— START Data excerpt —

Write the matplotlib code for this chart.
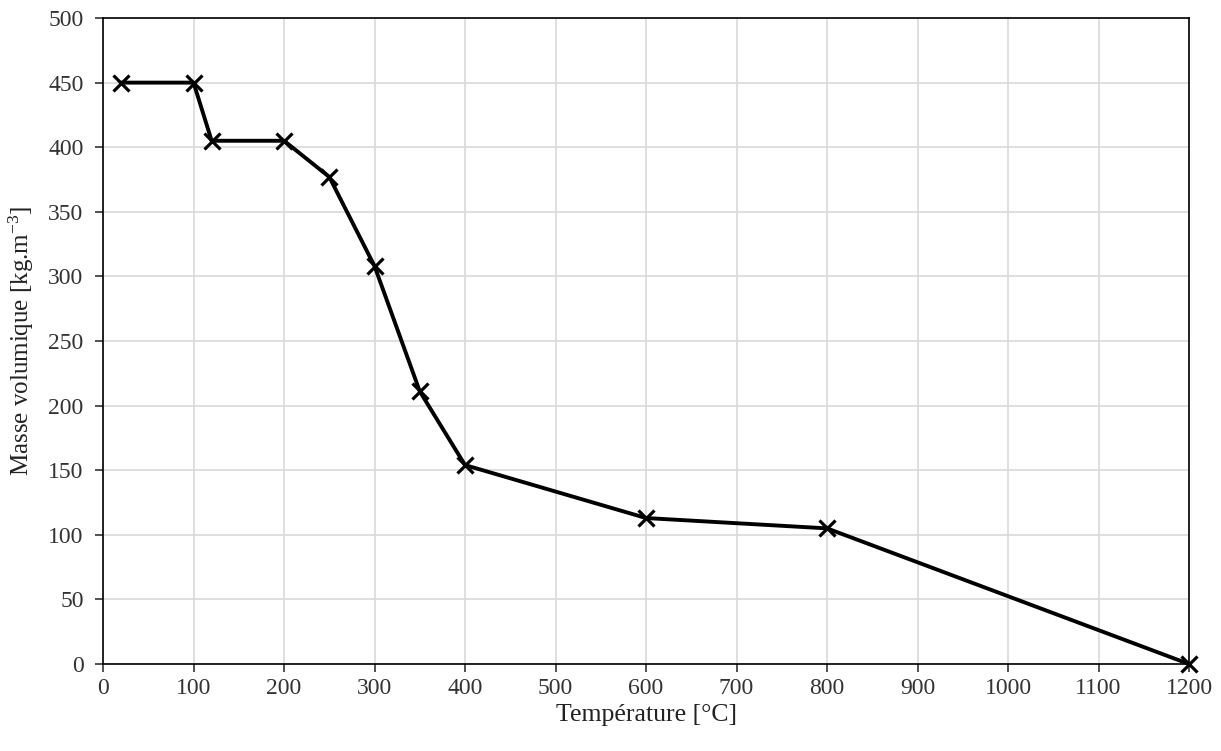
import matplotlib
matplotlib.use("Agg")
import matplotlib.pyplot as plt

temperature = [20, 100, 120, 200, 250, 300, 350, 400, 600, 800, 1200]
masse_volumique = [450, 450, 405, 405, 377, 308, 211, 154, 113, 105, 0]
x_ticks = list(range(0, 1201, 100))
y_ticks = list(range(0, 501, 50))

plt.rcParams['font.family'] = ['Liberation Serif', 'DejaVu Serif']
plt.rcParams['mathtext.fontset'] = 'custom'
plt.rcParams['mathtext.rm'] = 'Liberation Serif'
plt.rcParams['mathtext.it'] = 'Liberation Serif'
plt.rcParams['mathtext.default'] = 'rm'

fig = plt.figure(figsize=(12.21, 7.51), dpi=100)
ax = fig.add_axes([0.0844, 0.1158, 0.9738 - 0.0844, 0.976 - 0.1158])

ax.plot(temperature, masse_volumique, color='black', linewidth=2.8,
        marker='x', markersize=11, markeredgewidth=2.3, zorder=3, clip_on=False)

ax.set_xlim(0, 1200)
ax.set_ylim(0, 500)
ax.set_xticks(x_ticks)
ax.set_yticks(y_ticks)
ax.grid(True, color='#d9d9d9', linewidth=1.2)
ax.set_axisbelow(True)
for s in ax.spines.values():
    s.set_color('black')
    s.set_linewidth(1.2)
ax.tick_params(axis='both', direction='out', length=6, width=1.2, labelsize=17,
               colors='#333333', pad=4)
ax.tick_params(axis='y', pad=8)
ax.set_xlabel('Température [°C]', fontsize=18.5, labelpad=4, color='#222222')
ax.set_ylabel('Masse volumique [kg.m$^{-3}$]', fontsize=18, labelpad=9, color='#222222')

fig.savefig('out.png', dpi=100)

— END Data excerpt —

Problem statement »
Reproduce every line exactly and omit all pictures.

Solved problem »
Write the matplotlib code for this chart.
import matplotlib
matplotlib.use("Agg")
import matplotlib.pyplot as plt

temperature = [20, 100, 120, 200, 250, 300, 350, 400, 600, 800, 1200]
masse_volumique = [450, 450, 405, 405, 377, 308, 211, 154, 113, 105, 0]
x_ticks = list(range(0, 1201, 100))
y_ticks = list(range(0, 501, 50))

plt.rcParams['font.family'] = ['Liberation Serif', 'DejaVu Serif']
plt.rcParams['mathtext.fontset'] = 'custom'
plt.rcParams['mathtext.rm'] = 'Liberation Serif'
plt.rcParams['mathtext.it'] = 'Liberation Serif'
plt.rcParams['mathtext.default'] = 'rm'

fig = plt.figure(figsize=(12.21, 7.51), dpi=100)
ax = fig.add_axes([0.0844, 0.1158, 0.9738 - 0.0844, 0.976 - 0.1158])

ax.plot(temperature, masse_volumique, color='black', linewidth=2.8,
        marker='x', markersize=11, markeredgewidth=2.3, zorder=3, clip_on=False)

ax.set_xlim(0, 1200)
ax.set_ylim(0, 500)
ax.set_xticks(x_ticks)
ax.set_yticks(y_ticks)
ax.grid(True, color='#d9d9d9', linewidth=1.2)
ax.set_axisbelow(True)
for s in ax.spines.values():
    s.set_color('black')
    s.set_linewidth(1.2)
ax.tick_params(axis='both', direction='out', length=6, width=1.2, labelsize=17,
               colors='#333333', pad=4)
ax.tick_params(axis='y', pad=8)
ax.set_xlabel('Température [°C]', fontsize=18.5, labelpad=4, color='#222222')
ax.set_ylabel('Masse volumique [kg.m$^{-3}$]', fontsize=18, labelpad=9, color='#222222')

fig.savefig('out.png', dpi=100)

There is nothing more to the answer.